Hunt's comments, referring to Myanmar as Burma, came after he met Thursday with embattled Myanmar leader Aung San Suu Kyi in a high-profile state visit to the country.
The visit followed Tuesday's release of a United Nations report that criticized Suu Kyi's handling of the crisis. The report details why several Myanmar generals should be prosecuted for genocide against the Rohingya minority, war crimes, and crimes against humanity.
It also accuses military leaders of extrajudicial killings, rape, and razing Rohingya villages in Rakhine, from which more than 700,000 Rohingya were forced to flee to neighboring Bangladesh.
Hunt arrived in Yangon Wednesday for a two-day visit. He said he planned to meet with military and civilian leaders. He met in the capital of Naypyidaw with Aung San Suu Kyi and said she would look into crisis-related issues that were discussed, including two Reuters journalists who were sentenced to 7-year prison terms earlier this month.
Wa Lone and Kyaw Soe Oo were convicted on September 3 of violating a colonial-era law on state secrets in a landmark case that was viewed as a test of progress toward democracy in Myanmar.
Hunt also met early Thursday with local Muslims in northern Rakhine state, where he "mainly observed the planned repatriation process," Rakhine State Minister U Chan Tha told VOA.
On Wednesday, U.N. advisor on the Prevention of Genocide Adama Dieng told reporters in New York Myanmar "may constitute certainly a threat to international peace and security."

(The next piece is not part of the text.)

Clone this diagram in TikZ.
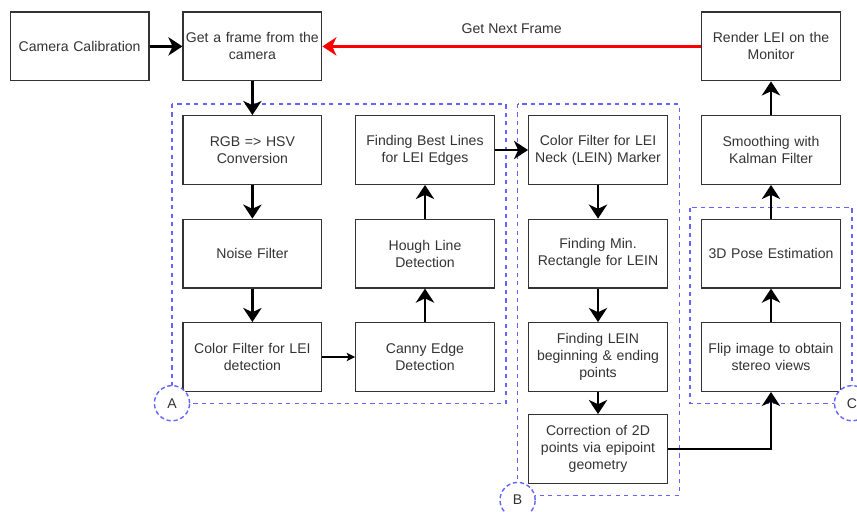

"We have seen such mass exodus of people from Myanmar to Bangladesh," said Dieng, "and this is still, in fact, continuing ... which means, although the level of violence is now less, I would say [it is more] intense than before."
Dieng urged U.N. member states who have not ratified the Convention on the Prevention and Punishment of the Crime of Genocide to do so at the 70th anniversary of the convention on December 9.